The number one device seller in the wearable market doesn't think much of its competition. Fitbit's chief revenue officer Woody Scal considers the smartwatch market to be "more hype than reality."
"Consumers are still asking, 'Why do I want one? Why do I need one?'" Scal told Business Insider in a recent interview. He believes that fitness trackers are better set to remain viable for the long run because they are less expensive, have a longer battery life, and fit snuggly into a niche market.
Essential reading: Best fitness trackers 2017
A recent market report from IDC shows that Fitbit shipped 4.4 million devices in the second quarter of 2015 and is the number one seller of wearable devices. The company tripled its year-over-year revenue at an estimated $400.4 million.
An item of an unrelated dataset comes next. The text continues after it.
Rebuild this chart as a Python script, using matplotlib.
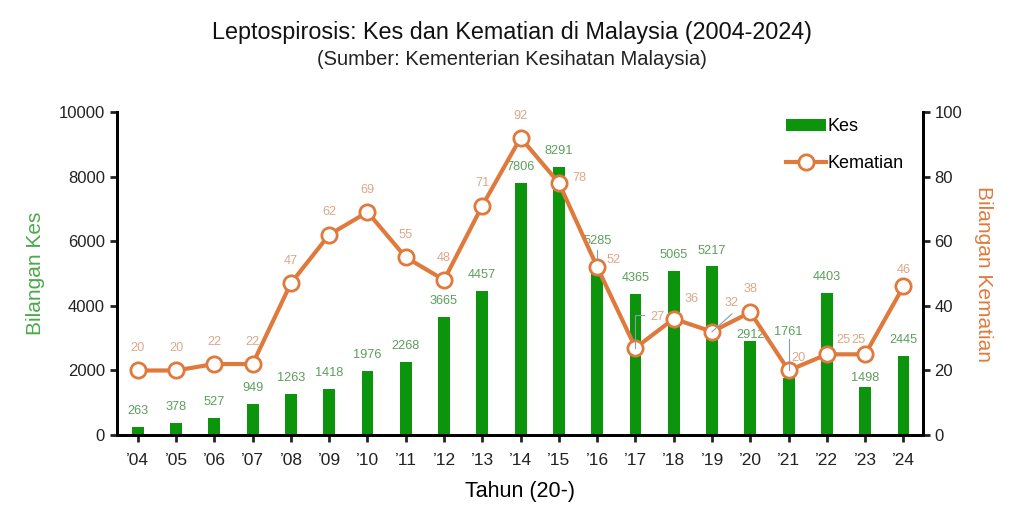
import numpy as np
import matplotlib
matplotlib.use("Agg")
import matplotlib.pyplot as plt

plt.rcParams['font.family'] = ['Liberation Sans', 'DejaVu Sans']

years = ['\u201904', '\u201905', '\u201906', '\u201907', '\u201908', '\u201909', '\u201910',
         '\u201911', '\u201912', '\u201913', '\u201914', '\u201915', '\u201916', '\u201917',
         '\u201918', '\u201919', '\u201920', '\u201921', '\u201922', '\u201923', '\u201924']
kes = [263, 378, 527, 949, 1263, 1418, 1976, 2268, 3665, 4457, 7806,
       8291, 5285, 4365, 5065, 5217, 2912, 1761, 4403, 1498, 2445]
kematian = [20, 20, 22, 22, 47, 62, 69, 55, 48, 71, 92,
            78, 52, 27, 36, 32, 38, 20, 25, 25, 46]

green = '#0c940c'
orange = '#e07a3c'
green_lbl = '#5c9e5c'
orange_lbl = '#dca88a'
lead = '#8a9aab'

x = np.arange(len(years))

fig = plt.figure(figsize=(10.24, 5.18), dpi=100)
ax = fig.add_axes([0.114, 0.160, 0.787, 0.624])
ax2 = ax.twinx()

bars = ax.bar(x, kes, width=0.31, color=green, label='Kes', zorder=2)
line, = ax2.plot(x, kematian, color=orange, lw=3, marker='o', ms=11,
                 mfc='white', mec=orange, mew=2, label='Kematian', zorder=3)

ax.set_xlim(-0.55, 20.5)
ax.set_ylim(0, 10000)
ax2.set_ylim(0, 100)
ax.set_yticks(np.arange(0, 10001, 2000))
ax2.set_yticks(np.arange(0, 101, 20))
ax.set_xticks(x)
ax.set_xticklabels(years)

for a in (ax, ax2):
    a.spines['top'].set_visible(False)
    for s in ('left', 'right', 'bottom'):
        a.spines[s].set_linewidth(2)
        a.spines[s].set_color('black')
    a.tick_params(direction='out', length=5, width=2, labelsize=12, colors='#222222')
ax.tick_params(axis='x', pad=8, labelsize=12.5)

ax.set_ylabel('Bilangan Kes', color='#4aa84a', fontsize=15, labelpad=10)
ax2.set_ylabel('Bilangan Kematian', color=orange, fontsize=15, rotation=270, labelpad=22)
ax.set_xlabel('Tahun (20-)', fontsize=15.5, labelpad=9)

fig.text(0.5, 0.937, 'Leptospirosis: Kes dan Kematian di Malaysia (2004-2024)',
         ha='center', va='center', fontsize=16.8, color='#111111')
fig.text(0.5, 0.886, '(Sumber: Kementerian Kesihatan Malaysia)',
         ha='center', va='center', fontsize=14.5, color='#222222')

# label offsets in points (dx, dy) from the mark
kes_off = {12: (0, 17), 16: (0, 4), 17: (0, 33), 19: (0, 6.5)}
mat_off = {11: (14.5, 3.6), 12: (12, 5), 13: (16, 22), 14: (13, 14), 15: (14, 21),
           16: (0, 17), 17: (7, 9), 18: (12, 10), 19: (-5, 10), 20: (0, 11.5)}

for i, v in enumerate(kes):
    dx, dy = kes_off.get(i, (0, 11.5))
    ax.annotate(str(v), (i, v), xytext=(dx, dy), textcoords='offset points',
                ha='center', va='center', fontsize=9.2, color=green_lbl, zorder=5)
for i, v in enumerate(kematian):
    dx, dy = mat_off.get(i, (0, 16))
    ax2.annotate(str(v), (i, v), xytext=(dx, dy), textcoords='offset points',
                 ha='center', va='center', fontsize=9.2, color=orange_lbl, zorder=5)

# leader lines
ax2.plot([12, 12], [kematian[12] + 2.2, kematian[12] + 5.4], color=lead, lw=0.8, zorder=4)
ax2.plot([13, 13, 13.23], [kematian[13], 37.2, 37.2], color=lead, lw=0.8, zorder=4)
ax2.plot([15, 15.52], [kematian[15], 37.5], color=lead, lw=0.8, zorder=4)
ax2.plot([17, 17], [kematian[17], 29.8], color=lead, lw=0.8, zorder=4)

handles = [bars, line]
ax.legend(handles, ['Kes', 'Kematian'], loc='upper right', bbox_to_anchor=(0.997, 1.03),
          frameon=False, fontsize=13, handlelength=2.2, handletextpad=0.1,
          labelspacing=1.1)

fig.savefig('out.png', dpi=100)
Scal said that short battery life puts smartwatches at a disadvantage over Fitbit products, which can go days without needing a recharge. Users can monitor their sleeping habits, heart rate, and movement around the clock using a Fitbit device, instead of having to take it off and charge it every night like a smartwatch. To be fair, all points we've made again and again in our reviews.
Scal also noted that Fitbit's low price range of up to $250 makes its products more appealing to the masses though Apple Watch sales prove that brand matters too.
A recent report from CCS Insight predicted that 245 million wearables will be sold in 2019, more than half of which will be fitness trackers. So, Scal's belief that fitness trackers will dominate the market down the road isn't exactly outsider thinking.
While Fitbit is on top for the first half of 2015 with 4.4 million sold in one quarter, both Apple and Xiaomi are close behind, shipping 3.6 and 3.1 million smartwatches respectively in the second quarter of 2015.